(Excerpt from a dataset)
## Begin

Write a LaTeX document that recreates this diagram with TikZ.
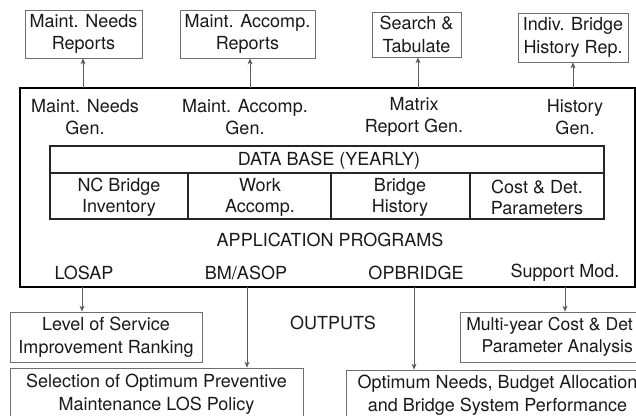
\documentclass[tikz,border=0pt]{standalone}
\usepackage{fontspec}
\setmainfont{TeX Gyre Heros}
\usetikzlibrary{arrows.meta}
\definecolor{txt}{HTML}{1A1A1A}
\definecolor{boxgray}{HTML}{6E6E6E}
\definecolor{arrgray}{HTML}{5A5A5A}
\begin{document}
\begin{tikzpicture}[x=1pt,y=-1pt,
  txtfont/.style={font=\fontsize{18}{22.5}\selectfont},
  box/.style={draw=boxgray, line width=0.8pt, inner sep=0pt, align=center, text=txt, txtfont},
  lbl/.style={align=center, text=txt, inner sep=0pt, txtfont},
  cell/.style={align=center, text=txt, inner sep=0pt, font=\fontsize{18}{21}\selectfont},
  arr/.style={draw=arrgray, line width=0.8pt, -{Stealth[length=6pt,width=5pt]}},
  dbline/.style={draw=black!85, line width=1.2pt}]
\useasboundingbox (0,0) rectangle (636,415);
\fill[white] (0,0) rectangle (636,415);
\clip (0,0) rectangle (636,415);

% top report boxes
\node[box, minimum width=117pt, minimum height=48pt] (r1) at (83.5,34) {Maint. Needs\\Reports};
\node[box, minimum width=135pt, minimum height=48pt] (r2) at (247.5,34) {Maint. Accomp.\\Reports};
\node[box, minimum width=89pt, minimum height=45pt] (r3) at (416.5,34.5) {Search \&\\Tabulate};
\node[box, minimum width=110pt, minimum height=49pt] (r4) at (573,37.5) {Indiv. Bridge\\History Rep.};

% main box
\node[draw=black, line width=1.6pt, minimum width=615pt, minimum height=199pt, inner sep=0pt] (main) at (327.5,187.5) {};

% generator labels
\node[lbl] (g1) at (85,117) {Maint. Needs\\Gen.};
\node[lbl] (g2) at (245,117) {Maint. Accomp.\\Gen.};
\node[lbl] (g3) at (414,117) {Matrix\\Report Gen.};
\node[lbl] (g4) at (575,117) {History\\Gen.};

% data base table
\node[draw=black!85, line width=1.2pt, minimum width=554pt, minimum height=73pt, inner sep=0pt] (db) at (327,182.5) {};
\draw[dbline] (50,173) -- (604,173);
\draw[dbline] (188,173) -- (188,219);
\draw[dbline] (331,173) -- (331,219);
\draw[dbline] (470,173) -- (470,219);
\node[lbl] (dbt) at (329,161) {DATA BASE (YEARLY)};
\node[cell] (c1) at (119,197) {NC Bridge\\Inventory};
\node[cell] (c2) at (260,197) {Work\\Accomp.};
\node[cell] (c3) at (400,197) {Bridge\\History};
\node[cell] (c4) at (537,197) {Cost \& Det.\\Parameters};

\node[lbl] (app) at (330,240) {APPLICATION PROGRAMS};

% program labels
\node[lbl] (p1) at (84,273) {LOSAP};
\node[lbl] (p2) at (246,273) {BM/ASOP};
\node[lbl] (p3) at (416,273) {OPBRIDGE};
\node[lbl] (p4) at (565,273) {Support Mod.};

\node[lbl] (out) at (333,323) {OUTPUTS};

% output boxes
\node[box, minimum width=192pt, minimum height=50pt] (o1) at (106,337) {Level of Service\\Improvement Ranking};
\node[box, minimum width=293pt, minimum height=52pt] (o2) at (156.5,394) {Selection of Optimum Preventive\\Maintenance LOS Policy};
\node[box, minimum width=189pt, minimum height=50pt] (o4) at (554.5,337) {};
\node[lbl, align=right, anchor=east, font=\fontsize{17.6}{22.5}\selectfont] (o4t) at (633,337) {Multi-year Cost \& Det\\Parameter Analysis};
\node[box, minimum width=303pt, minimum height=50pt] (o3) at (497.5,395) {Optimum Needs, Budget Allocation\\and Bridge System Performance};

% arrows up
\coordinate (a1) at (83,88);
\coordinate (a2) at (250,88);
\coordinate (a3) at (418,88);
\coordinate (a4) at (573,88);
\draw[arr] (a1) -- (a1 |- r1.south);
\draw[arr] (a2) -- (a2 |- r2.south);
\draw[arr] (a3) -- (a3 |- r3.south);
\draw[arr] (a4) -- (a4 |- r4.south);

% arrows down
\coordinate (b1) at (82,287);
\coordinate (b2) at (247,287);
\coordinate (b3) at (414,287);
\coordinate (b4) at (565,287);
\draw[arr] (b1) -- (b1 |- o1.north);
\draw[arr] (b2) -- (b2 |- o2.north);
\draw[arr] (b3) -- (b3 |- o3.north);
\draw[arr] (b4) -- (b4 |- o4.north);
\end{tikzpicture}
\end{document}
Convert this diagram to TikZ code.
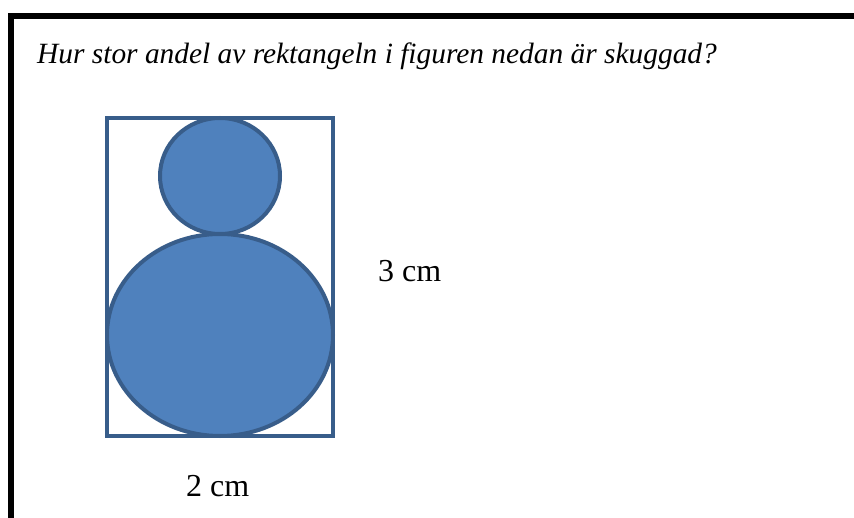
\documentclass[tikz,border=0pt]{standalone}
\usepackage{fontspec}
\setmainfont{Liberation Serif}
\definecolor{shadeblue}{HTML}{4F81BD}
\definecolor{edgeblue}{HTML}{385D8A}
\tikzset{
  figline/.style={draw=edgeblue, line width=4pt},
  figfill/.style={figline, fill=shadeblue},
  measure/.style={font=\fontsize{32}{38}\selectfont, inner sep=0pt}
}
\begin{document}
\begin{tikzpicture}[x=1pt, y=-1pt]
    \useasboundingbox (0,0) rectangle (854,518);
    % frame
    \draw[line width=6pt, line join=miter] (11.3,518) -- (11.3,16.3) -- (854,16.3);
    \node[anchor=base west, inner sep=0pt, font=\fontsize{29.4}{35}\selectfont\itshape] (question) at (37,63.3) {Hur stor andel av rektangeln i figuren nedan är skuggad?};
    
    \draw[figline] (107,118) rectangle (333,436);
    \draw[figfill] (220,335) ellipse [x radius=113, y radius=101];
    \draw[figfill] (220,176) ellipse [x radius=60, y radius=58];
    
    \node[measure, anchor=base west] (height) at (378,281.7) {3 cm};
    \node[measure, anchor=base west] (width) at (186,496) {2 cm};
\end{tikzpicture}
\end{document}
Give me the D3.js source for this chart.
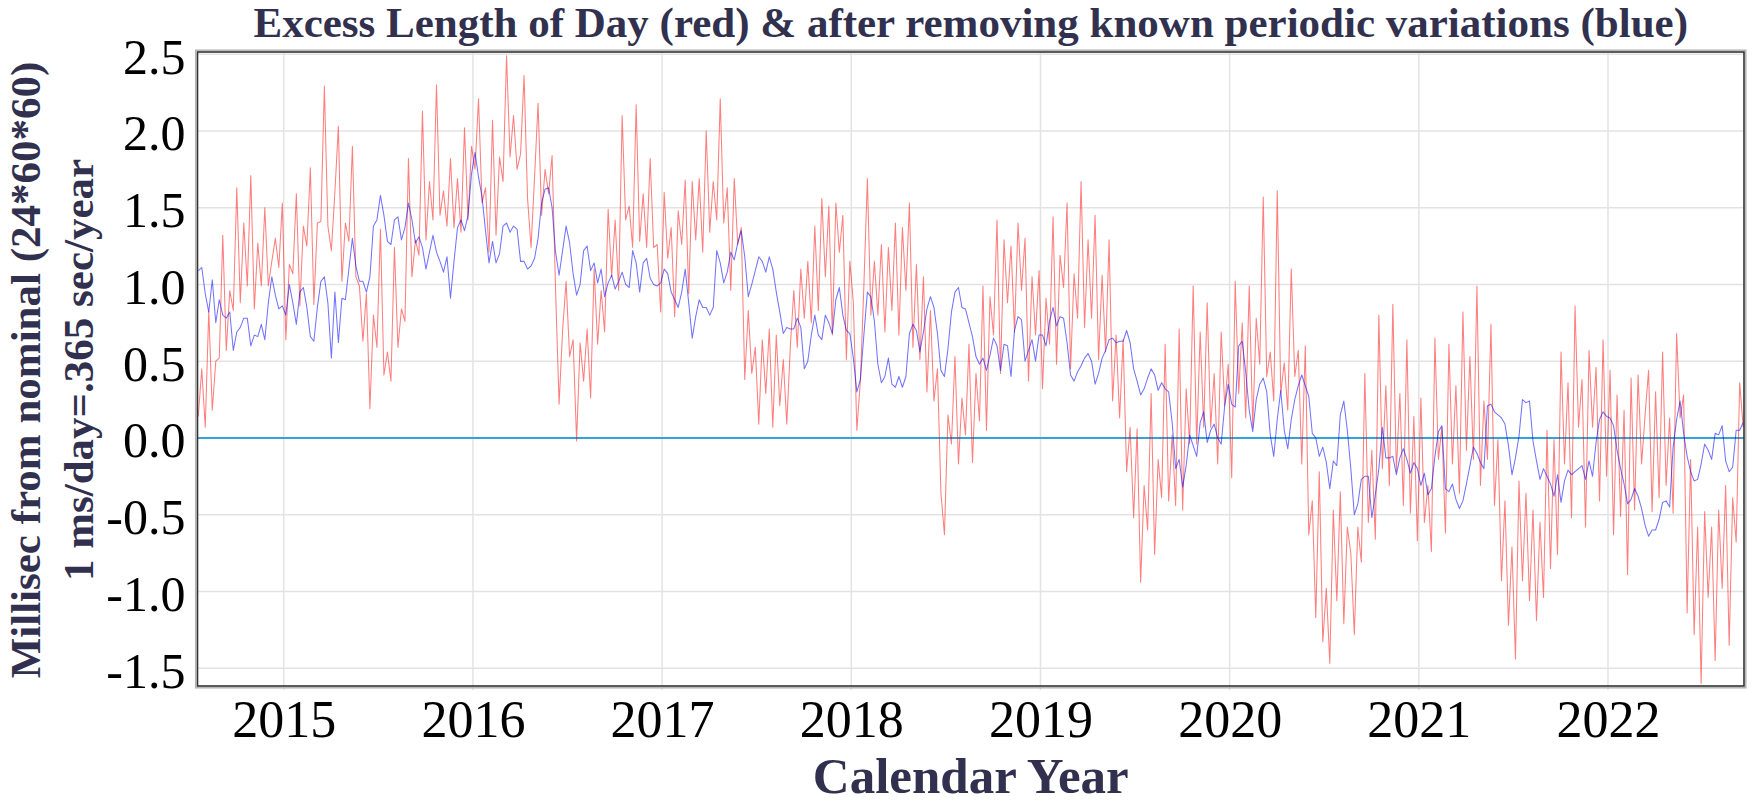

## End

§ **Given request**
Your task is to reproduce the entries above word for word, from the first line through the line with "(g4) at (575,117)", and please leave out any pictures.

§ **Finished task**
Write a LaTeX document that recreates this diagram with TikZ.
\documentclass[tikz,border=0pt]{standalone}
\usepackage{fontspec}
\setmainfont{TeX Gyre Heros}
\usetikzlibrary{arrows.meta}
\definecolor{txt}{HTML}{1A1A1A}
\definecolor{boxgray}{HTML}{6E6E6E}
\definecolor{arrgray}{HTML}{5A5A5A}
\begin{document}
\begin{tikzpicture}[x=1pt,y=-1pt,
  txtfont/.style={font=\fontsize{18}{22.5}\selectfont},
  box/.style={draw=boxgray, line width=0.8pt, inner sep=0pt, align=center, text=txt, txtfont},
  lbl/.style={align=center, text=txt, inner sep=0pt, txtfont},
  cell/.style={align=center, text=txt, inner sep=0pt, font=\fontsize{18}{21}\selectfont},
  arr/.style={draw=arrgray, line width=0.8pt, -{Stealth[length=6pt,width=5pt]}},
  dbline/.style={draw=black!85, line width=1.2pt}]
\useasboundingbox (0,0) rectangle (636,415);
\fill[white] (0,0) rectangle (636,415);
\clip (0,0) rectangle (636,415);

% top report boxes
\node[box, minimum width=117pt, minimum height=48pt] (r1) at (83.5,34) {Maint. Needs\\Reports};
\node[box, minimum width=135pt, minimum height=48pt] (r2) at (247.5,34) {Maint. Accomp.\\Reports};
\node[box, minimum width=89pt, minimum height=45pt] (r3) at (416.5,34.5) {Search \&\\Tabulate};
\node[box, minimum width=110pt, minimum height=49pt] (r4) at (573,37.5) {Indiv. Bridge\\History Rep.};

% main box
\node[draw=black, line width=1.6pt, minimum width=615pt, minimum height=199pt, inner sep=0pt] (main) at (327.5,187.5) {};

% generator labels
\node[lbl] (g1) at (85,117) {Maint. Needs\\Gen.};
\node[lbl] (g2) at (245,117) {Maint. Accomp.\\Gen.};
\node[lbl] (g3) at (414,117) {Matrix\\Report Gen.};
\node[lbl] (g4) at (575,117) {History\\Gen.};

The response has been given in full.